The Hazards of Love

while I’m rebuilding my jhbuild setup in order to roll out gnome-utils 2.27.1 ((hopefully before the cut-off time for the 2.27.1 release)) I started pondering on a couple of questions:

  1. why are we still shipping the dictionary applet?
  2. and, more importantly: why are we still shipping a DICT protocol client?

okay, I wrote them both — and I was just trying to save them from the horrid death-by-code-rotting fate they were condemned to — but at the time I did not stop and consider why ((the software engineering and programming challenge were, foolishly, all I was interested in; I was young and eager to prove myself)).
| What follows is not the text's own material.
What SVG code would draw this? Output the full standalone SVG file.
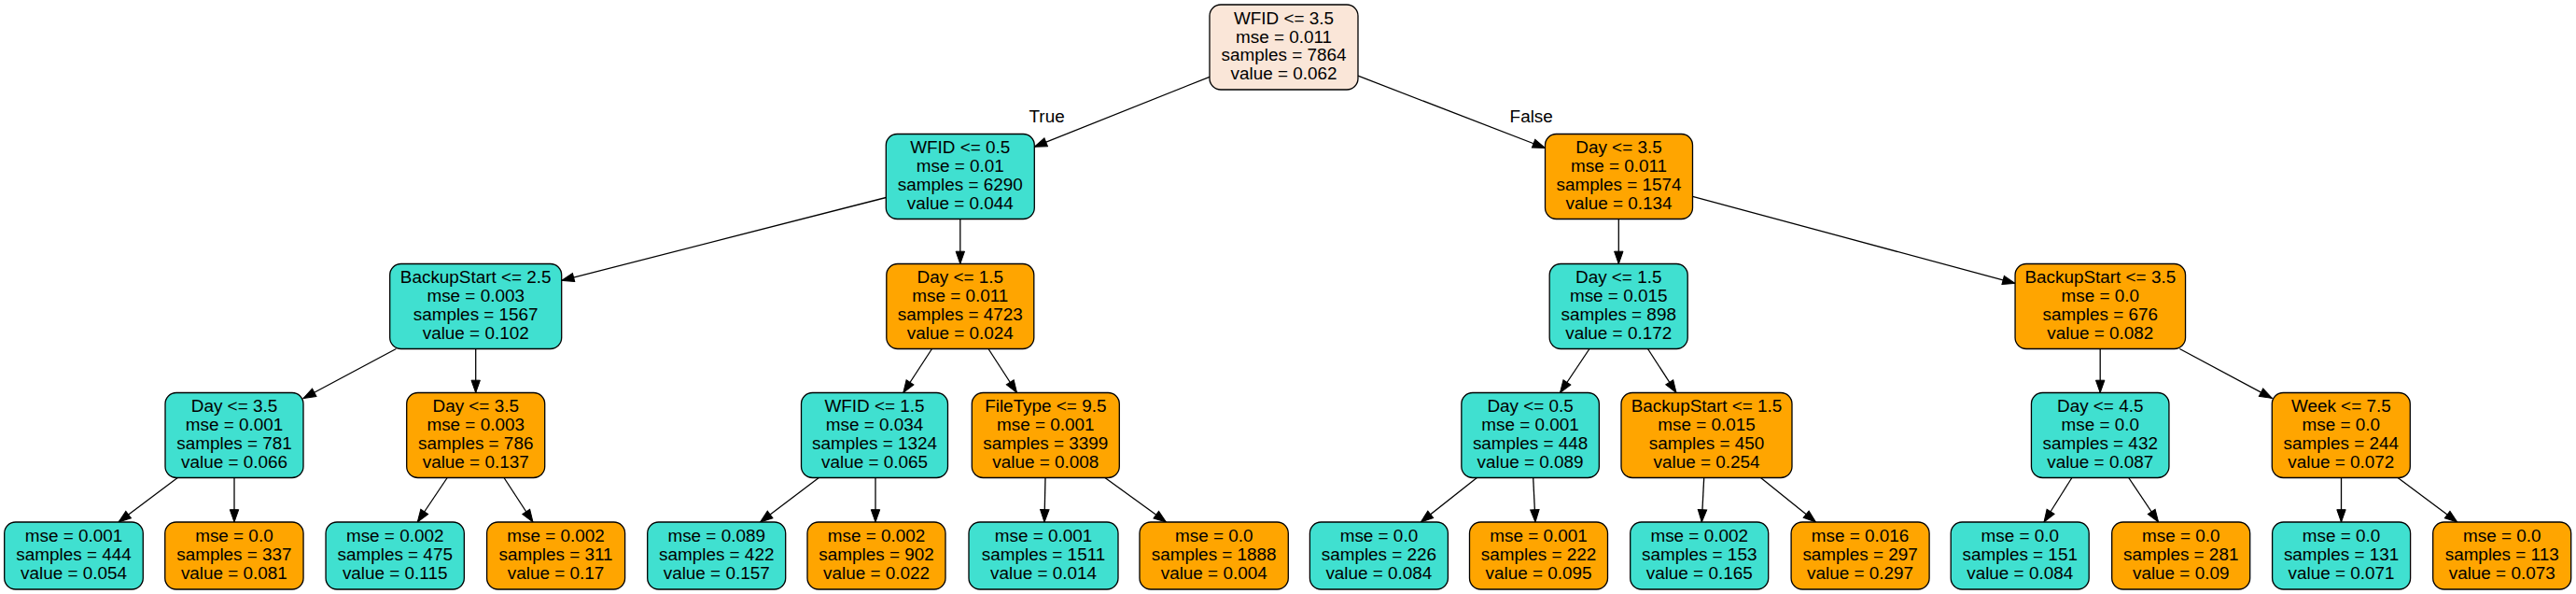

who in their right mind would still use a DICT client — when it’s not perfectly clear ((go on, look at the two dictionary providers we install with gnome-dictionary, and consider that those two have been the same since 2.12, that is seven development cycles ago)) that only a few DICT servers are alive enough to be useful, and mostly for the english-speaking only world?

so, I ask the interwebs: what kind of electronic dictionary do you commonly use when you need one? do you use Wiktionary and Wikipedia? do you use another web service ((with a public API, hopefully))? or do you use something local, with files you update semi-regularly? what do you use when you need to translate something?

I’d like to address this issue during the 2.27 cycle because I don’t want to let gnome-dictionary end up like gfloppy — a survivor of a different era that only recently we were able to just remove for something far more powerful and useful.